Mais do que comer bem e fazer exercícios desde os trinta anos, talvez, o convite do envelhecimento saudável exija um pouco mais, o autodesenvolvimento e a busca por se conhecer cada vez mais. Por que é isso que fará a diferença para não sermos levados pela corrente cíclica que nos empurra para seguir uma manada, como se nossas escolhas não existissem e fôssemos levados por uma enchente. Cada individualidade é capaz de refletir conscientemente sobre sua vida e tomar as rédeas dela nas suas próprias mãos.
Penso que os idosos rabugentos não sejam pessoas ruins, são apenas aqueles que foram arrastados pela força da água e não perceberam que a própria vida lhes cabia, seguiram o ciclo, sem consciência e, de repente, se veem já com bastante idade, com uma perspectiva curta do futuro do corpo, limitados não apenas por incapacidade físicas, mas também mentais, emocionais e espirituais. Suas chances de liberdade estariam na consciência, que poderia expandi-los ao infinito, mas também não encontram essa ponte com algo além de seu físico pois não cultivaram essa relação durante a vida.

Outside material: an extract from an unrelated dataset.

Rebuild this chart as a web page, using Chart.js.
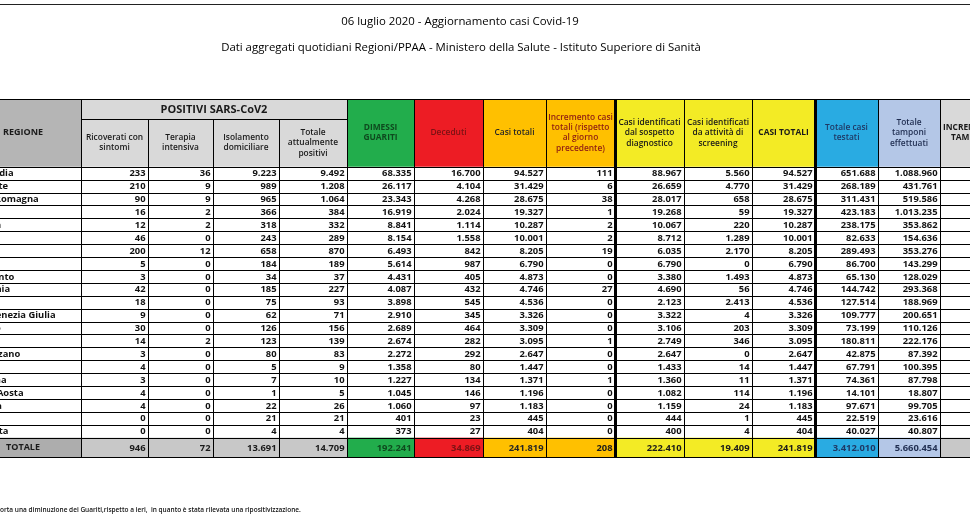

Portanto, se você já percebe que a vida é muito mais que o começo e fim do corpo, eu te convido a começar a fazer oitenta anos hoje. E se você, de fato, já está mais perto disso, comece a fazer cem! Pense que todo tempo que temos é oportunidade de nos relacionarmos e reafirmarmos nossa essência, pois essa continuará viva, como memória para aqueles que ficarão, mesmo depois que partimos. Nossas relações, a maneira como tocamos as pessoas e a consequência de nossas atitudes são o que contarão sobre nós quando não estivermos mais aqui. Portanto, em qualquer idade, pergunte-se: “Como quero me manter vivo mesmo depois que partir?” Talvez, essa seja a fórmula mágica da longevidade. Não viver, exclusivamente, olhando a finitude do corpo, mas sim, olhando para a vida que continua, independente do físico.
Para finalizar esta reflexão sistêmica, nada melhor do que trazer Bert Hellinger, alemão que trouxe o conceito das Constelações sistêmicas. Ele fez a passagem em 2019, com noventa e cinco anos, vivendo de forma ativa até o fim da vida através do trabalho e da escrita de livros. Em seu último, ele nos brinda, mais uma vez, com uma sabedoria “[…] já vejo a morte aproximar há alguns anos. Posso vê-la cada vez mais perto[…] eu a encaro com grande respeito, mas não ouso dar um passo em direção a ela…” (citação adaptada)
É a nossa consciência que liga nossa esfera física à espiritual. Trabalhamos isso não quando já estamos no deserto, mas cultivamos ao longo da nossa biografia, desde o momento em que iniciamos a maturidade, aos vinte e uma anos, quando tomamos posse do nosso eu. Os relacionamentos humanos que nos tocaram de lá até aqui, passando pelos encontros, separações, traições, reconciliações, papéis familiares, sociais, profissionais que assumimos, todos estavam trazendo desafios de relacionamentos para que firmássemos, cada vez mais, nossa individualidade. Interessante pensar que as relações humanas, onde nos colocamos em contato com o mundo são fórmula mágica para ganharmos, cada vez mais, posse de nós mesmos. Quem não saca este jogo, ou perde-se fora de si, vivendo a partir das escolhas alheias, ou protege-se tanto dos embates intrínsecos à vida que perde-se em si mesmo. Trocas excessivas nos fazem não saber que somos, ficamos permeáveis demais ao externo, já as trocas inexistentes, podem nos fechar demais em nossos próprios pontos de vista e nos limitar. Em ambos os casos, a própria identidade está ameaçada, presa na vulnerabilidade ou no ego.